— Work to be completed —
Without the images, write out the whole listing exactly.

========

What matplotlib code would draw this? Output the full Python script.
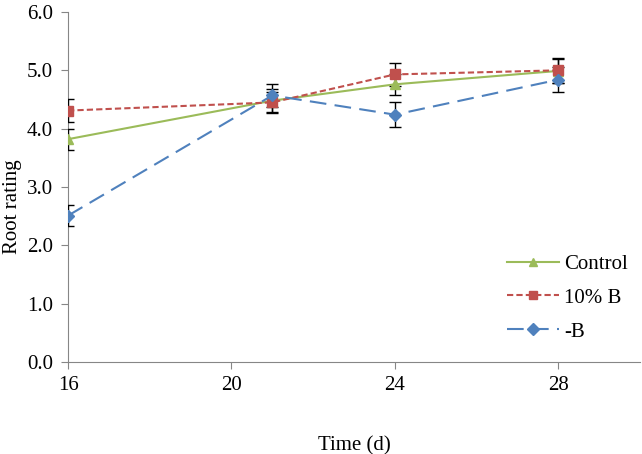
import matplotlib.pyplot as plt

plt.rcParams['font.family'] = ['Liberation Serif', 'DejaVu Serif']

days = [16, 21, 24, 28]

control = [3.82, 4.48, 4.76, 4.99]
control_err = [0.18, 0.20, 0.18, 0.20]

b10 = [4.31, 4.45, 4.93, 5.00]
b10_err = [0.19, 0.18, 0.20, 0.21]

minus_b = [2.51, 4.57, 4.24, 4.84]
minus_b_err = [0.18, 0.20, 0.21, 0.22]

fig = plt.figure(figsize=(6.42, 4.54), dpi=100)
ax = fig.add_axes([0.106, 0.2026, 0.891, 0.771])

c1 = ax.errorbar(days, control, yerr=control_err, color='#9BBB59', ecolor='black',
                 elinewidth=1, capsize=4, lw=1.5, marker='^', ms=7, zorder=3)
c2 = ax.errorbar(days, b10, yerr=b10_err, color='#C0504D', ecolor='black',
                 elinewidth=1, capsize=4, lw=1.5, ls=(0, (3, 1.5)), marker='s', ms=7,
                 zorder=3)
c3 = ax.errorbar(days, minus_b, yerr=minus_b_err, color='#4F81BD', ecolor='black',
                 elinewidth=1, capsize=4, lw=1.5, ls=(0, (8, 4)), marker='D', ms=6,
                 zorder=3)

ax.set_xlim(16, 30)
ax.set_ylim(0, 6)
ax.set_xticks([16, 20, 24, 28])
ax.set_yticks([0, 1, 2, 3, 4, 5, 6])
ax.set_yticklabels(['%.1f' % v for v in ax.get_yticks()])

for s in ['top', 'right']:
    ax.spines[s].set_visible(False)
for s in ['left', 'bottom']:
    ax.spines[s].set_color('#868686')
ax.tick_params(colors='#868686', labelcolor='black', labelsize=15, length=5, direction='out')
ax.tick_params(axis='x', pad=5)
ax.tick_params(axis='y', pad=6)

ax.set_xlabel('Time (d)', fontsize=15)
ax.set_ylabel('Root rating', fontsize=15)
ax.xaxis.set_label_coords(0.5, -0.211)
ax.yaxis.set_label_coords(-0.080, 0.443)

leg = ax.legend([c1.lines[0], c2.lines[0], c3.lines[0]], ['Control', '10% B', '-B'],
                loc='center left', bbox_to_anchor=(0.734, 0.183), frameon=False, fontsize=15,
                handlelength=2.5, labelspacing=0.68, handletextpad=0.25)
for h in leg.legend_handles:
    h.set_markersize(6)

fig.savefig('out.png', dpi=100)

========

— Problem solution —
What matplotlib code would draw this? Output the full Python script.
import matplotlib.pyplot as plt

plt.rcParams['font.family'] = ['Liberation Serif', 'DejaVu Serif']

days = [16, 21, 24, 28]

control = [3.82, 4.48, 4.76, 4.99]
control_err = [0.18, 0.20, 0.18, 0.20]

b10 = [4.31, 4.45, 4.93, 5.00]
b10_err = [0.19, 0.18, 0.20, 0.21]

minus_b = [2.51, 4.57, 4.24, 4.84]
minus_b_err = [0.18, 0.20, 0.21, 0.22]

fig = plt.figure(figsize=(6.42, 4.54), dpi=100)
ax = fig.add_axes([0.106, 0.2026, 0.891, 0.771])

c1 = ax.errorbar(days, control, yerr=control_err, color='#9BBB59', ecolor='black',
                 elinewidth=1, capsize=4, lw=1.5, marker='^', ms=7, zorder=3)
c2 = ax.errorbar(days, b10, yerr=b10_err, color='#C0504D', ecolor='black',
                 elinewidth=1, capsize=4, lw=1.5, ls=(0, (3, 1.5)), marker='s', ms=7,
                 zorder=3)
c3 = ax.errorbar(days, minus_b, yerr=minus_b_err, color='#4F81BD', ecolor='black',
                 elinewidth=1, capsize=4, lw=1.5, ls=(0, (8, 4)), marker='D', ms=6,
                 zorder=3)

ax.set_xlim(16, 30)
ax.set_ylim(0, 6)
ax.set_xticks([16, 20, 24, 28])
ax.set_yticks([0, 1, 2, 3, 4, 5, 6])
ax.set_yticklabels(['%.1f' % v for v in ax.get_yticks()])

for s in ['top', 'right']:
    ax.spines[s].set_visible(False)
for s in ['left', 'bottom']:
    ax.spines[s].set_color('#868686')
ax.tick_params(colors='#868686', labelcolor='black', labelsize=15, length=5, direction='out')
ax.tick_params(axis='x', pad=5)
ax.tick_params(axis='y', pad=6)

ax.set_xlabel('Time (d)', fontsize=15)
ax.set_ylabel('Root rating', fontsize=15)
ax.xaxis.set_label_coords(0.5, -0.211)
ax.yaxis.set_label_coords(-0.080, 0.443)

leg = ax.legend([c1.lines[0], c2.lines[0], c3.lines[0]], ['Control', '10% B', '-B'],
                loc='center left', bbox_to_anchor=(0.734, 0.183), frameon=False, fontsize=15,
                handlelength=2.5, labelspacing=0.68, handletextpad=0.25)
for h in leg.legend_handles:
    h.set_markersize(6)

fig.savefig('out.png', dpi=100)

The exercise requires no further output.